China should enhance the attractiveness of being an officer and pay salaries "significantly higher" than civil servants, Du Renhuai, a professor at the PLA Nanjing Institute of Politics, wrote in the PLA Daily.

"Their economic, political and social status should be at the forefront of society," he added.

Chinese students now expect a monthly salary of 6,564 yuan after graduating, according to a survey by New York-based employer branding firm Universum.

That compares with about 4,000 to 5,000 yuan a month that student Wu expects he will earn when he joins up. While Wu said he could earn more in the private sector, he said the army also took care of food and lodging.

"It solves the problem of employment after you graduate," said Wu. "Competition for jobs in China is quite fierce. Being enlisted in the army is stable."

Other perks include granting sought-after residency permits, known as a hukou, to those who graduate in Beijing.

But an officer, who gave only his surname Liu, said the recruitment programme mostly attracted students from the countryside. Liu, 25, received an extra 500 yuan a month in living expenses while a defence student at a university in Wuhan , before joining the army in 2011.

"To some in poor areas it is quite attractive, but you can't say it's attractive for everyone," he said. "I joined for a simple reason - to serve my country."

Efforts to boost the quality of recruits had been hampered by a decline in health, with 60 per cent of applicants from colleges failing the physical fitness examination and some being overweight, China Daily reported.

Improving pay and quality of recruits may also have a side benefit as Xi campaigns to curb corruption within the army.

In the most high-profile military corruption case since the Communists came to power, former Lieutenant-General Gu Junshan was charged with embezzlement, bribery and abuse of power. Gu, 57, entered the military from middle school after being raised in a village in Henan province.
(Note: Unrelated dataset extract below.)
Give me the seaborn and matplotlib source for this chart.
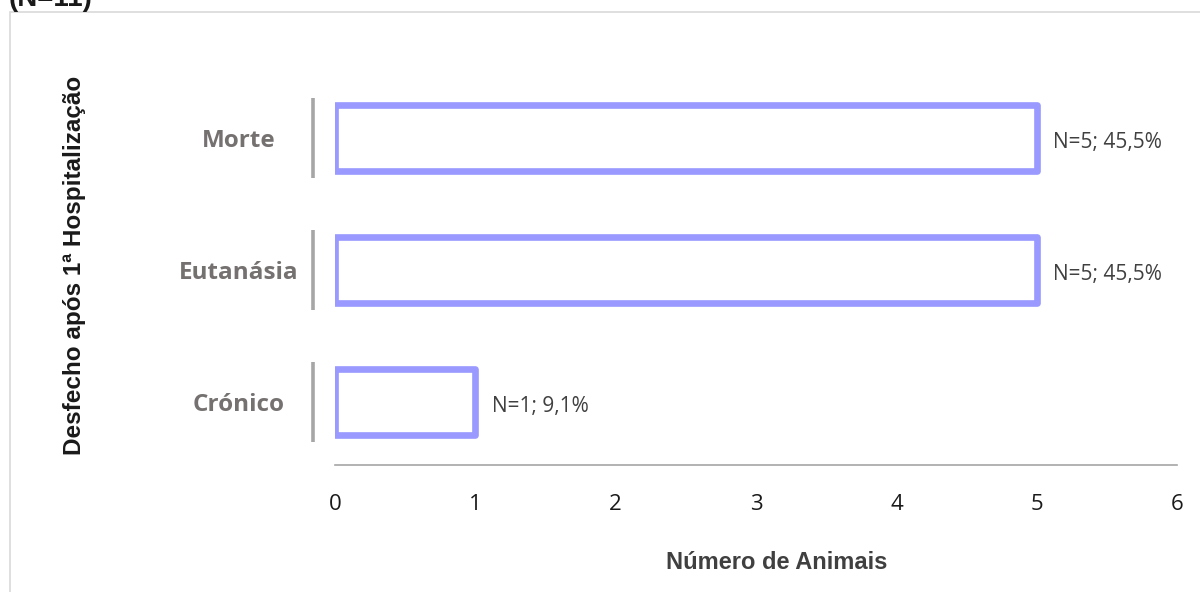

"If you pay people better they're less likely to feel the need to seek other sources of income," said Andrew Scobell, a political scientist with the Rand Corporation. "There are all these incentives to try and attract the kinds of people they need."

For student Wu, the rewards are only part of the appeal. "If some people want to earn lots of money they can realise their ideals, but I believe I can realise my own ideals by being in the army and helping to protect the country," he said.